WRITTEN INSTRUCTION: Copy out the listing that follows, exactly, without its pictures.

SUPPLIED DATA:
====

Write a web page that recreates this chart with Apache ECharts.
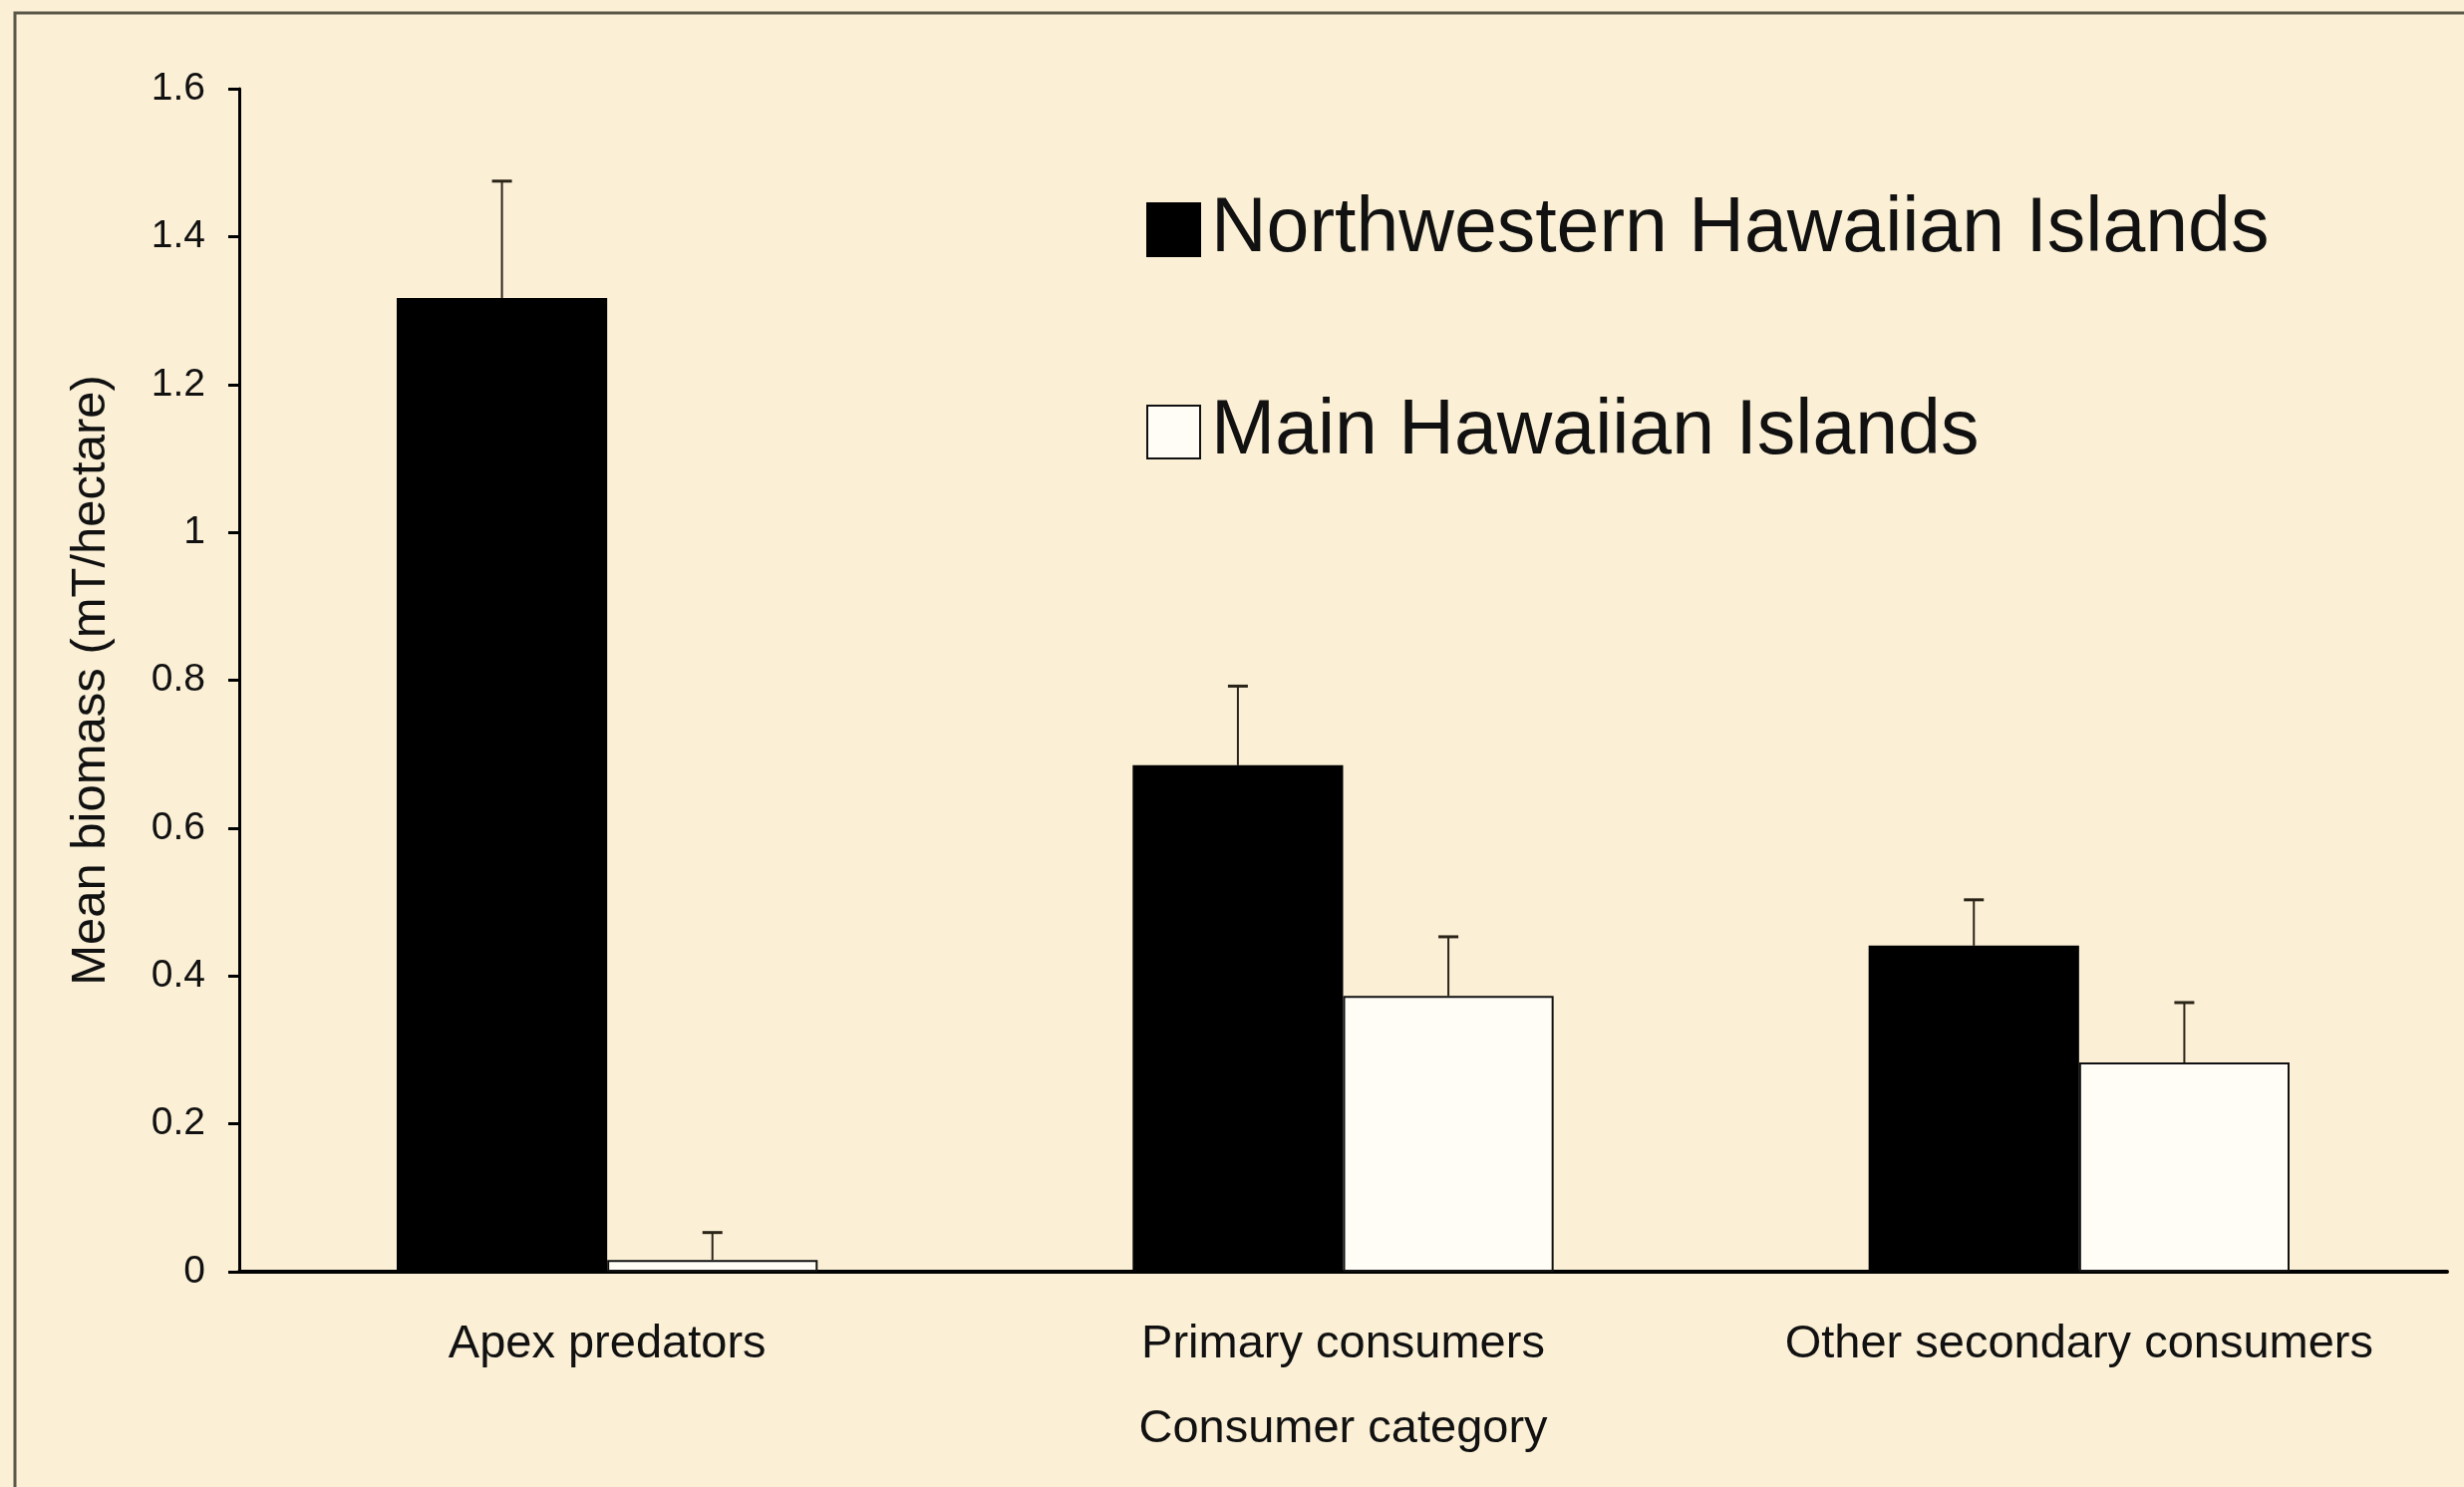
<!DOCTYPE html>
<html>
<head>
<meta charset="utf-8">
<script src="https://cdn.jsdelivr.net/npm/echarts@6/dist/echarts.min.js"></script>
<style>
html,body{margin:0;padding:0;background:#FBF0D6;}
#chart{width:2472px;height:1492px;}
</style>
</head>
<body>
<div id="chart"></div>
<script>
// ---- data ----
const categories = ['Apex predators', 'Primary consumers', 'Other secondary consumers'];
const seriesNames = ['Northwestern Hawaiian Islands', 'Main Hawaiian Islands'];
const nwhiMean = [1.317, 0.685, 0.441];
const nwhiSE   = [0.158, 0.107, 0.062];
const mhiMean  = [0.016, 0.373, 0.283];
const mhiSE    = [0.037, 0.080, 0.081];
const yTicks   = [0, 0.2, 0.4, 0.6, 0.8, 1, 1.2, 1.4, 1.6];

const FONT = 'Liberation Sans, Arial, sans-serif';
const CAT_GAP = 0.428;

function errorSeries(means, ses, sign) {
  return {
    type: 'custom',
    silent: true,
    z: 5,
    data: means.map((m, i) => [i, m, m + ses[i]]),
    renderItem: function (params, api) {
      const band = api.size([1, 0])[0];
      const bw = band * (1 - CAT_GAP) / 2;
      const base = api.coord([api.value(0), api.value(1)]);
      const top = api.coord([api.value(0), api.value(2)]);
      const x = base[0] + sign * bw / 2;
      return {
        type: 'group',
        children: [
          { type: 'line', shape: { x1: x, y1: base[1], x2: x, y2: top[1] },
            style: { stroke: '#2a2418', lineWidth: 2 } },
          { type: 'line', shape: { x1: x - 10, y1: top[1], x2: x + 10, y2: top[1] },
            style: { stroke: '#2a2418', lineWidth: 3 } }
        ]
      };
    }
  };
}

const chart = echarts.init(document.getElementById('chart'));
chart.setOption({
  backgroundColor: '#FBF0D6',
  animation: false,
  textStyle: { fontFamily: FONT, color: '#111' },
  grid: { left: 240, right: 17, top: 89, bottom: 216, containLabel: false },
  legend: {
    orient: 'vertical',
    left: 1145,
    top: 187,
    itemWidth: 53,
    itemHeight: 53,
    itemGap: 126,
    icon: 'rect',
    data: seriesNames,
    textStyle: { fontFamily: FONT, fontSize: 77, color: '#111', lineHeight: 53, padding: [0, 0, 0, 6] }
  },
  xAxis: {
    type: 'category',
    data: categories,
    name: 'Consumer category',
    nameLocation: 'middle',
    nameGap: 135,
    nameTextStyle: { fontFamily: FONT, fontSize: 47, color: '#111' },
    axisLine: { lineStyle: { color: '#000', width: 4 } },
    axisTick: { show: false },
    axisLabel: { fontFamily: FONT, fontSize: 47, color: '#111', margin: 50, interval: 0 }
  },
  yAxis: {
    type: 'value',
    min: yTicks[0],
    max: yTicks[yTicks.length - 1],
    interval: 0.2,
    name: 'Mean biomass (mT/hectare)',
    nameLocation: 'middle',
    nameGap: 124,
    nameTextStyle: { fontFamily: FONT, fontSize: 49, color: '#111' },
    axisLine: { show: true, lineStyle: { color: '#000', width: 3 } },
    axisTick: { show: true, length: 11, lineStyle: { color: '#000', width: 3 } },
    axisLabel: { fontFamily: FONT, fontSize: 39, color: '#111', margin: 34 },
    splitLine: { show: false }
  },
  series: [
    {
      name: seriesNames[0],
      type: 'bar',
      data: nwhiMean,
      barGap: '0%',
      barCategoryGap: (CAT_GAP * 100) + '%',
      itemStyle: { color: '#000', borderColor: '#000', borderWidth: 2 }
    },
    {
      name: seriesNames[1],
      type: 'bar',
      data: mhiMean,
      barGap: '0%',
      barCategoryGap: (CAT_GAP * 100) + '%',
      itemStyle: { color: '#FFFDF6', borderColor: '#111', borderWidth: 2 }
    },
    errorSeries(nwhiMean, nwhiSE, -1),
    errorSeries(mhiMean, mhiSE, 1)
  ],
  graphic: [
    { type: 'polyline', shape: { points: [[15, 1492], [15, 13], [2472, 13]] },
      style: { stroke: '#5a5648', lineWidth: 3, fill: null }, silent: true }
  ]
});
</script>
</body>
</html>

====

RESPONSE TO THIS EXERCISE:
Write a web page that recreates this chart with Apache ECharts.
<!DOCTYPE html>
<html>
<head>
<meta charset="utf-8">
<script src="https://cdn.jsdelivr.net/npm/echarts@6/dist/echarts.min.js"></script>
<style>
html,body{margin:0;padding:0;background:#FBF0D6;}
#chart{width:2472px;height:1492px;}
</style>
</head>
<body>
<div id="chart"></div>
<script>
// ---- data ----
const categories = ['Apex predators', 'Primary consumers', 'Other secondary consumers'];
const seriesNames = ['Northwestern Hawaiian Islands', 'Main Hawaiian Islands'];
const nwhiMean = [1.317, 0.685, 0.441];
const nwhiSE   = [0.158, 0.107, 0.062];
const mhiMean  = [0.016, 0.373, 0.283];
const mhiSE    = [0.037, 0.080, 0.081];
const yTicks   = [0, 0.2, 0.4, 0.6, 0.8, 1, 1.2, 1.4, 1.6];

const FONT = 'Liberation Sans, Arial, sans-serif';
const CAT_GAP = 0.428;

function errorSeries(means, ses, sign) {
  return {
    type: 'custom',
    silent: true,
    z: 5,
    data: means.map((m, i) => [i, m, m + ses[i]]),
    renderItem: function (params, api) {
      const band = api.size([1, 0])[0];
      const bw = band * (1 - CAT_GAP) / 2;
      const base = api.coord([api.value(0), api.value(1)]);
      const top = api.coord([api.value(0), api.value(2)]);
      const x = base[0] + sign * bw / 2;
      return {
        type: 'group',
        children: [
          { type: 'line', shape: { x1: x, y1: base[1], x2: x, y2: top[1] },
            style: { stroke: '#2a2418', lineWidth: 2 } },
          { type: 'line', shape: { x1: x - 10, y1: top[1], x2: x + 10, y2: top[1] },
            style: { stroke: '#2a2418', lineWidth: 3 } }
        ]
      };
    }
  };
}

const chart = echarts.init(document.getElementById('chart'));
chart.setOption({
  backgroundColor: '#FBF0D6',
  animation: false,
  textStyle: { fontFamily: FONT, color: '#111' },
  grid: { left: 240, right: 17, top: 89, bottom: 216, containLabel: false },
  legend: {
    orient: 'vertical',
    left: 1145,
    top: 187,
    itemWidth: 53,
    itemHeight: 53,
    itemGap: 126,
    icon: 'rect',
    data: seriesNames,
    textStyle: { fontFamily: FONT, fontSize: 77, color: '#111', lineHeight: 53, padding: [0, 0, 0, 6] }
  },
  xAxis: {
    type: 'category',
    data: categories,
    name: 'Consumer category',
    nameLocation: 'middle',
    nameGap: 135,
    nameTextStyle: { fontFamily: FONT, fontSize: 47, color: '#111' },
    axisLine: { lineStyle: { color: '#000', width: 4 } },
    axisTick: { show: false },
    axisLabel: { fontFamily: FONT, fontSize: 47, color: '#111', margin: 50, interval: 0 }
  },
  yAxis: {
    type: 'value',
    min: yTicks[0],
    max: yTicks[yTicks.length - 1],
    interval: 0.2,
    name: 'Mean biomass (mT/hectare)',
    nameLocation: 'middle',
    nameGap: 124,
    nameTextStyle: { fontFamily: FONT, fontSize: 49, color: '#111' },
    axisLine: { show: true, lineStyle: { color: '#000', width: 3 } },
    axisTick: { show: true, length: 11, lineStyle: { color: '#000', width: 3 } },
    axisLabel: { fontFamily: FONT, fontSize: 39, color: '#111', margin: 34 },
    splitLine: { show: false }
  },
  series: [
    {
      name: seriesNames[0],
      type: 'bar',
      data: nwhiMean,
      barGap: '0%',
      barCategoryGap: (CAT_GAP * 100) + '%',
      itemStyle: { color: '#000', borderColor: '#000', borderWidth: 2 }
    },
    {
      name: seriesNames[1],
      type: 'bar',
      data: mhiMean,
      barGap: '0%',
      barCategoryGap: (CAT_GAP * 100) + '%',
      itemStyle: { color: '#FFFDF6', borderColor: '#111', borderWidth: 2 }
    },
    errorSeries(nwhiMean, nwhiSE, -1),
    errorSeries(mhiMean, mhiSE, 1)
  ],
  graphic: [
    { type: 'polyline', shape: { points: [[15, 1492], [15, 13], [2472, 13]] },
      style: { stroke: '#5a5648', lineWidth: 3, fill: null }, silent: true }
  ]
});
</script>
</body>
</html>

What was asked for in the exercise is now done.